About a year later, one of her tests again showed something suspicious in her chest, and doctors decided to put her on radiation treatments — again putting a hold on the couple’s truck-driving.

She was set up for 30 radiation treatments and six chemo treatments.

Around the same time, she went in for another mammogram and found out she had cancer in her left breast and then shortly after that found a lump on her arm that was also cancerous. The lump on her arm was removed right away, and though she wanted to have a mastectomy right away, the doctors wanted to focus first on the lymph node cancer in her chest and proceed with the radiation treatments.

Her husband drove her back and forth to Rochester for her radiation treatments and was with her for the chemo treatments over the course of the 30 days, as well. Her last radiation treatment was Jan. 25.

She said they had planned to go back to work for a little bit on the road before facing her breast surgery in March.

On Jan. 29, they left to go to Los Angeles and had reached Orin Junction, Wyoming, where they witnessed a crash. Her husband pulled over the truck, grabbed his flashlight and ran back to the crash scene to help one of the young women in the crash get out of her vehicle. After helping her out of her vehicle, he returned to the truck to wait to be interviewed by authorities.

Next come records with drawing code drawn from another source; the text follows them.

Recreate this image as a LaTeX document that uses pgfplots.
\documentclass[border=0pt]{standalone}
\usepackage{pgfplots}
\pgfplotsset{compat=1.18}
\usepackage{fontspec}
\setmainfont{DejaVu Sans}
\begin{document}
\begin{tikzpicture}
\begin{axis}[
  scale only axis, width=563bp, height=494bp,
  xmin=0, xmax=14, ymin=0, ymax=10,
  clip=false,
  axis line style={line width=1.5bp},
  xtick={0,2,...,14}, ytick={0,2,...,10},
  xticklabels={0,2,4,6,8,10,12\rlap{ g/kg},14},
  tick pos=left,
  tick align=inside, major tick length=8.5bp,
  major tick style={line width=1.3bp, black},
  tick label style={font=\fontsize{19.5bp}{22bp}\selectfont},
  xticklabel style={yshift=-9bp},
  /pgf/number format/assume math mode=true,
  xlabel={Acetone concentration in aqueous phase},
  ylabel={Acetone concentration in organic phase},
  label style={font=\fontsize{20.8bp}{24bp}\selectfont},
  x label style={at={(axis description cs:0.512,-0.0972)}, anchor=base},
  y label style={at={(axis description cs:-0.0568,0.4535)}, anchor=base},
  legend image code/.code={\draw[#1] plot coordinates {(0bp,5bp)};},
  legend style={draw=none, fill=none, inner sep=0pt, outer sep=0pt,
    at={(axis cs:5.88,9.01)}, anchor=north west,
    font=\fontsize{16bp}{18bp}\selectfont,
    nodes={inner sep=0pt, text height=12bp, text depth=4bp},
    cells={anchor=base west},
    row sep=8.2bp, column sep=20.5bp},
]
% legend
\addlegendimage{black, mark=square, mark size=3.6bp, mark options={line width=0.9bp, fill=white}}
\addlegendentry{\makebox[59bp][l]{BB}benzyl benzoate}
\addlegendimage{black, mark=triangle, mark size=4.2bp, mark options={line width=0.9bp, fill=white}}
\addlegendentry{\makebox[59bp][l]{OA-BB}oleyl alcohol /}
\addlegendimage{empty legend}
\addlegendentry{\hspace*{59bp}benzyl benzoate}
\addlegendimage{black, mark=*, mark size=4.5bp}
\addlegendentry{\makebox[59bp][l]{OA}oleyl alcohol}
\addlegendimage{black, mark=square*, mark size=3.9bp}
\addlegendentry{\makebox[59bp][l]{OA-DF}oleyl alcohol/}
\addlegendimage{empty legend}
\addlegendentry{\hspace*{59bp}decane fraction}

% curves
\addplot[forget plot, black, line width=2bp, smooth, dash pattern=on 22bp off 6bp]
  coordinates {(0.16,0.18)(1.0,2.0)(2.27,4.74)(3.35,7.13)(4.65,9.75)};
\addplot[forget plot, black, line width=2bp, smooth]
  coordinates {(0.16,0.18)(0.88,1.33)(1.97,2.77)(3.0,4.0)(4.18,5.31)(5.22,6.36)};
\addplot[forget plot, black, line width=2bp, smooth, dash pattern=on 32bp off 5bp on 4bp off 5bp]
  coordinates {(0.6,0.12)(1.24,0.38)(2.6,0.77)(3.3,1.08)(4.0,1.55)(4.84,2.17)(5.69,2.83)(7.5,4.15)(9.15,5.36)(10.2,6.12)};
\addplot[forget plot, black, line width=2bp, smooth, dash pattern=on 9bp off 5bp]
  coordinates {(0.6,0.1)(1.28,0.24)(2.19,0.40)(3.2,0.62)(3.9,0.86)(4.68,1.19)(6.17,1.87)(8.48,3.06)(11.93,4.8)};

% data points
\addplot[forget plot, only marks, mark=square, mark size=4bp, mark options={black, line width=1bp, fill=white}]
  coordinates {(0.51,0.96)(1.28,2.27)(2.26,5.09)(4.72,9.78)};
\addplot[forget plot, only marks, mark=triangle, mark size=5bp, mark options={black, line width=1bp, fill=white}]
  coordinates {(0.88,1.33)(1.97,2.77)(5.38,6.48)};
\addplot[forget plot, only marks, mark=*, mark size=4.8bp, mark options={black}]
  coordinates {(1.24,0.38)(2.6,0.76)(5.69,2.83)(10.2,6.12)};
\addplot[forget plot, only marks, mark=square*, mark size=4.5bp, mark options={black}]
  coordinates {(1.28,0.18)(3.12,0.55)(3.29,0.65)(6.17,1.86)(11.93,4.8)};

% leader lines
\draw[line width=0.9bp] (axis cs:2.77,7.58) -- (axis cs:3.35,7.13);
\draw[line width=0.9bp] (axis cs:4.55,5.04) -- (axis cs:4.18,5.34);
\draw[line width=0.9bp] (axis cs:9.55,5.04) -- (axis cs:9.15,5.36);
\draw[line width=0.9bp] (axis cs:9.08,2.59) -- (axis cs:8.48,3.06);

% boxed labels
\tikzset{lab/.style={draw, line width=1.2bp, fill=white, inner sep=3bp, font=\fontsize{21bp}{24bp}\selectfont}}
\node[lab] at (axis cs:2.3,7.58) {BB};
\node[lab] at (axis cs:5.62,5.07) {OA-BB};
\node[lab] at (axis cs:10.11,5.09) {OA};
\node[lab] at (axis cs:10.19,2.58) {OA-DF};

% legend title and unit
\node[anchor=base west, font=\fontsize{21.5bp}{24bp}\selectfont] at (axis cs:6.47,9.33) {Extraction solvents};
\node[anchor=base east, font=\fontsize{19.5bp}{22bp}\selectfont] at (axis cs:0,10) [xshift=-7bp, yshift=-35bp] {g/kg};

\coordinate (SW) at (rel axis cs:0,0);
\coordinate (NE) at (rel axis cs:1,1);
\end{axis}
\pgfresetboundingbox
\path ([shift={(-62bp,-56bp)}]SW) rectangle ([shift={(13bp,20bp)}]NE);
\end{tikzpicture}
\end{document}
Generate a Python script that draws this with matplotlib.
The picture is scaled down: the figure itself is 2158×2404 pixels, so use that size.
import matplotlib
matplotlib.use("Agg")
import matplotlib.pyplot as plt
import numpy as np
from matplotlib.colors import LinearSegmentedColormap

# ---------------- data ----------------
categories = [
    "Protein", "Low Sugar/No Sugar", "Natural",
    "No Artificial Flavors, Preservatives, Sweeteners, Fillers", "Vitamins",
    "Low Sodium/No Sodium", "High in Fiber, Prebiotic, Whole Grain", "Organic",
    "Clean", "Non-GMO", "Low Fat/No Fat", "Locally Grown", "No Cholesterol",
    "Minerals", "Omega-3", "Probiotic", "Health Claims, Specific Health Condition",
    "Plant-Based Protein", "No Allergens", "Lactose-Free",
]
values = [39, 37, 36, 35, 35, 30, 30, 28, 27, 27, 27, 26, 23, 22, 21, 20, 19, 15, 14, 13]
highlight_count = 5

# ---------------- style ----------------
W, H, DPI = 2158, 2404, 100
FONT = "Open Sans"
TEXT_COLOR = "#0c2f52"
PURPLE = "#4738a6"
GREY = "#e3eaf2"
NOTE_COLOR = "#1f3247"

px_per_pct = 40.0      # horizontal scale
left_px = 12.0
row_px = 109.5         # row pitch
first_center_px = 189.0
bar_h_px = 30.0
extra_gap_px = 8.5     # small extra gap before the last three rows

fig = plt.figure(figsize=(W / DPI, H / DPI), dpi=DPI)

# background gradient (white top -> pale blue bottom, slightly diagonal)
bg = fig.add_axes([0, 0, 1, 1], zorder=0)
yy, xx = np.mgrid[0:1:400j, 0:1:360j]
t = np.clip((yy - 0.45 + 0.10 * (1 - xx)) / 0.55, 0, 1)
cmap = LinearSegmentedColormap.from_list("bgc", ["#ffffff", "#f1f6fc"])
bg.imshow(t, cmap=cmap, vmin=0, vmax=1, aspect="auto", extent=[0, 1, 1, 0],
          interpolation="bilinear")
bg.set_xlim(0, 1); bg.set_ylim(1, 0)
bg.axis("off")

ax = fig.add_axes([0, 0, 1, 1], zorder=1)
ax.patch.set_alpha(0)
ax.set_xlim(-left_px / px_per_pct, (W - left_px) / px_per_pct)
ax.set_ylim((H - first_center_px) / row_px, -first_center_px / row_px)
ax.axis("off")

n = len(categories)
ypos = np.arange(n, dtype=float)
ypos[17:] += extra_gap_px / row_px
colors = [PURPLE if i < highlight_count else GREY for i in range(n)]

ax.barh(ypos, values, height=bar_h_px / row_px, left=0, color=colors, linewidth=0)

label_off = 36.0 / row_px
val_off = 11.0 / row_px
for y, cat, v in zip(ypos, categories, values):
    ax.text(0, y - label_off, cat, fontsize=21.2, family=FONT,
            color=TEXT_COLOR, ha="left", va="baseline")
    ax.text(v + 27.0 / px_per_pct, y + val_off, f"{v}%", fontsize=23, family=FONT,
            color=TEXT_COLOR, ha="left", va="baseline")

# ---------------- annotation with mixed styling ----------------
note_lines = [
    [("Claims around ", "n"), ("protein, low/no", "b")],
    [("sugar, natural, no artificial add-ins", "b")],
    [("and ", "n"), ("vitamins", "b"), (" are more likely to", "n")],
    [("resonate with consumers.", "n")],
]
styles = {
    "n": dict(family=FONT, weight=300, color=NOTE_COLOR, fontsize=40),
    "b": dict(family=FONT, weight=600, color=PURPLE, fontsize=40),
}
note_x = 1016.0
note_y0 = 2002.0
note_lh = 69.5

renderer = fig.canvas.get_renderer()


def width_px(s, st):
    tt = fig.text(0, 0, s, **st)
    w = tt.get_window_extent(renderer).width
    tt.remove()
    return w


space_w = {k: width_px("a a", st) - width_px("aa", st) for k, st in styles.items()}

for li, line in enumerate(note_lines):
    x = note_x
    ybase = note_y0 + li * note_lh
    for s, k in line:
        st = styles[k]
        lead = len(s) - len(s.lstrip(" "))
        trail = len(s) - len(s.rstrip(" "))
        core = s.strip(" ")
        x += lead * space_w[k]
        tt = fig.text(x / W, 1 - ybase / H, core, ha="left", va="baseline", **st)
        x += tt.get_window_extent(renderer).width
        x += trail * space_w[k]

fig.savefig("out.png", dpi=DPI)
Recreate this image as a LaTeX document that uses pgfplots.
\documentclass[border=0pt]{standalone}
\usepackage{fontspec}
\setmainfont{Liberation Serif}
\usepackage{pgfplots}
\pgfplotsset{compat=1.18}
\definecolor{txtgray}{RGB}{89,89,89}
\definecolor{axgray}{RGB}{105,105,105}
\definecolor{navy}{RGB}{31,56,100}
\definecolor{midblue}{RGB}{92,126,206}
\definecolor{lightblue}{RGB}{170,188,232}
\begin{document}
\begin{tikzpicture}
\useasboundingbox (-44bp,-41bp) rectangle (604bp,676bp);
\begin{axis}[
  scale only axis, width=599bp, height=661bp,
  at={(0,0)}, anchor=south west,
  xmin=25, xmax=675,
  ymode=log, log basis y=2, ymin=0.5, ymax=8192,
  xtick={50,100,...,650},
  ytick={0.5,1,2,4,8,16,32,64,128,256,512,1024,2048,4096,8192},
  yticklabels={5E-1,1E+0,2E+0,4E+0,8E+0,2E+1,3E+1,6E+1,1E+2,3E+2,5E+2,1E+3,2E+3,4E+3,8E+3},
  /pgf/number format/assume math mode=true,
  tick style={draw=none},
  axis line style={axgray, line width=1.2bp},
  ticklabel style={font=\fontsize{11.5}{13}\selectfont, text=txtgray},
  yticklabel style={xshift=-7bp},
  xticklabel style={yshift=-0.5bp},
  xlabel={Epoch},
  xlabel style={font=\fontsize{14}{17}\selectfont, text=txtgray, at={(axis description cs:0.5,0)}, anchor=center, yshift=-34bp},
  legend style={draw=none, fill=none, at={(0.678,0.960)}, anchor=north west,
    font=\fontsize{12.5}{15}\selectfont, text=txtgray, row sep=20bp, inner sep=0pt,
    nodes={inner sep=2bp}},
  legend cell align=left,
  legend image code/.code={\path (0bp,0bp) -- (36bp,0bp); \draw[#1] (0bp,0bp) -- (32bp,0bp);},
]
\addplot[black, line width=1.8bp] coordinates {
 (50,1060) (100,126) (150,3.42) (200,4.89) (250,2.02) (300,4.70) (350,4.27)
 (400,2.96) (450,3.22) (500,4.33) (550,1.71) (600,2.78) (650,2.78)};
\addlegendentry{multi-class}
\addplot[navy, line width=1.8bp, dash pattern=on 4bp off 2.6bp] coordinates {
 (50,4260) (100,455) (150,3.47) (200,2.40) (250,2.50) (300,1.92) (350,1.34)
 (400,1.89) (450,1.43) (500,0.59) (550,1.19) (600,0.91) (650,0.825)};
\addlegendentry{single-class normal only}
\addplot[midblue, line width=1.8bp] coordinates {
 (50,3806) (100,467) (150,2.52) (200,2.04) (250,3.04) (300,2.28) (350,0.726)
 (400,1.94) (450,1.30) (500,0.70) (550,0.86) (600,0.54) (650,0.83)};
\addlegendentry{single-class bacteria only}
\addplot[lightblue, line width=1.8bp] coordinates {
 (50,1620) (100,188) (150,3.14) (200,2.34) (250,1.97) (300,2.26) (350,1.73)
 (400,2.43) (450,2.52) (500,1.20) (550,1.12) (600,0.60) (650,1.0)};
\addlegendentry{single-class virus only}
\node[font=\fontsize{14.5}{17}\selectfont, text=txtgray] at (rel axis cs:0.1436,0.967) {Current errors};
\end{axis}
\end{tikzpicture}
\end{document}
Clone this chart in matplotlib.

As he was telling her about the crash, he started hyperventilating, spoke of left arm pain and then ultimately slumped over and died.

“He was vital and full of life one minute and the next minute he was gone,” she said.

Though ambulance crews attempted life-saving efforts, he was unable to be resuscitated, and he went on to help 75 people through organ donation.

Near the beginning of March as she was going through preliminary testing to prepare for her mastectomy, she tested positive for COVID-19, and her surgery had to be pushed back to April.

She said was very tired as she recovered from COVID and received an antibody treatment to aid her in her recovery.

The surgery went well, and in the weeks that followed she was on a chemo drug for her lung cancer for a few weeks and then in mid-May started on another drug for her breast cancer.

She has started drinking a probiotic every day and is now focused on getting healthier and strong.

“I’m looking forward to whatever life has in store,” she said.

Bloomquist said she has learned on her journey to face her troubles head-on and to take care of herself as much as she can.

“I think people just need to address their situations and take care of themselves,” she said.

Though her husband is no longer here to offer her support, her brother, Gene Des, has been helping her with appointments and filling in where possible.

Though the Relay for Life will look different this year, as there is not an official in-person ceremony, Bloomquist will share her store at Zion Lutheran Church at 5 p.m. June 26.

Luminaria bags are available at the Albert Lea-Freeborn County Chamber of Commerce office, Broadway Bikes and Frames R Us. People should return the bags by June 14 to the business they picked them up from.

On  June 22, organizers will string the returned luminary bags together and hang them in 12 businesses’ windows in downtown Albert Lea. These will be hung with purple lights and displayed until June 29.